What is required
Pick out each line in these entries that contains the string "React".

Material provided
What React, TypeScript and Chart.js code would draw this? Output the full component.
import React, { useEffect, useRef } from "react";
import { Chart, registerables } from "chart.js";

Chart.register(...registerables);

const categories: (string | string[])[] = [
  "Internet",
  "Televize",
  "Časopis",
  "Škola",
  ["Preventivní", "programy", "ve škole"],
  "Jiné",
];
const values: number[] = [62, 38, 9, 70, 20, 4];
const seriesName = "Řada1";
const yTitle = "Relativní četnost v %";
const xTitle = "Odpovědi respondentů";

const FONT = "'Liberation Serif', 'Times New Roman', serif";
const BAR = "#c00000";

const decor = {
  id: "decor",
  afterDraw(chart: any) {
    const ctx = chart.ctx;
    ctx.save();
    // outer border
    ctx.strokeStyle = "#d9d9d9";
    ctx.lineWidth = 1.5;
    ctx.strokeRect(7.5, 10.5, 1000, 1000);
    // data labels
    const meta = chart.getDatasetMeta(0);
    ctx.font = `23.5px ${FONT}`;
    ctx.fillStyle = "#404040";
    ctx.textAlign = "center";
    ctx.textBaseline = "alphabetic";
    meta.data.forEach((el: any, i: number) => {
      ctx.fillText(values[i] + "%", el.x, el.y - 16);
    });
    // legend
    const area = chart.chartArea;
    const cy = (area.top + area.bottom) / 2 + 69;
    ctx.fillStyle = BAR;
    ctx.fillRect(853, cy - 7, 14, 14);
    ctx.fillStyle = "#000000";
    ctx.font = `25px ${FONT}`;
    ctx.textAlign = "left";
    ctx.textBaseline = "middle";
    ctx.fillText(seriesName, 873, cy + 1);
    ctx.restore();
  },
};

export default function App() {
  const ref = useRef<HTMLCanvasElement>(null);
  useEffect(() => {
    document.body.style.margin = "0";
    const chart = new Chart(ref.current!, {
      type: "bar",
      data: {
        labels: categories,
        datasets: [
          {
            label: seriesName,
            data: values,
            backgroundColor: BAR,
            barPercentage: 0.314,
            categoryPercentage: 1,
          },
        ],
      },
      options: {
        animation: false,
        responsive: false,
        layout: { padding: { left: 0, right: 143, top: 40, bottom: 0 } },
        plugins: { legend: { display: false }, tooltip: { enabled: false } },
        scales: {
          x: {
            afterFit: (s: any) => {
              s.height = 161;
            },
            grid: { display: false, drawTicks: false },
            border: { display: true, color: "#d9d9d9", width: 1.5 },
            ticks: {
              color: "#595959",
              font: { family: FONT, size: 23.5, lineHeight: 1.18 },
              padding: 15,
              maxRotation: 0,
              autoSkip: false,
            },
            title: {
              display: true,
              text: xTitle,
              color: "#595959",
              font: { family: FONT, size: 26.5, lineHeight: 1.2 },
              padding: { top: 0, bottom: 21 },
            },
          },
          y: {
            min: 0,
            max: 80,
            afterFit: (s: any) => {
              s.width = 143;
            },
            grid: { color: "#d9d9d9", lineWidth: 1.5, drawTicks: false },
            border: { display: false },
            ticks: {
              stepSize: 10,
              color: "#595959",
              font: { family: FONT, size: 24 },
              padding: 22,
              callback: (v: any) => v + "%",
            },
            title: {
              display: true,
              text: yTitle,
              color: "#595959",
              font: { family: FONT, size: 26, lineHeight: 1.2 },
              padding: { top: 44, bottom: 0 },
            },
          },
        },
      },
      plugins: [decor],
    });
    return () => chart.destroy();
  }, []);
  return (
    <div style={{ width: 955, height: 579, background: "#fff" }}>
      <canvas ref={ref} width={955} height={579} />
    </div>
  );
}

...

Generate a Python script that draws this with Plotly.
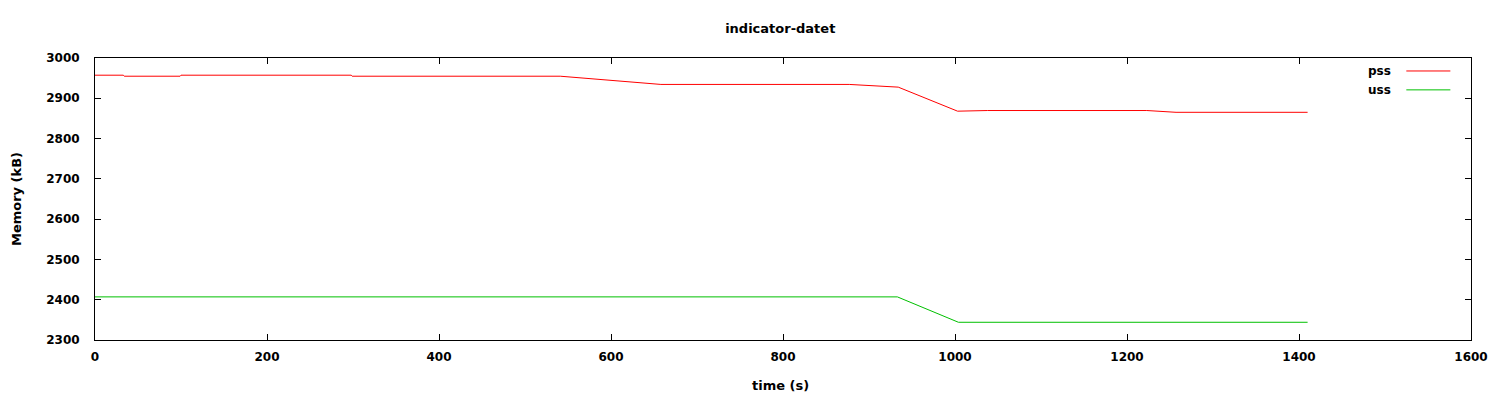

Task result
What React, TypeScript and Chart.js code would draw this? Output the full component.
import React, { useEffect, useRef } from "react";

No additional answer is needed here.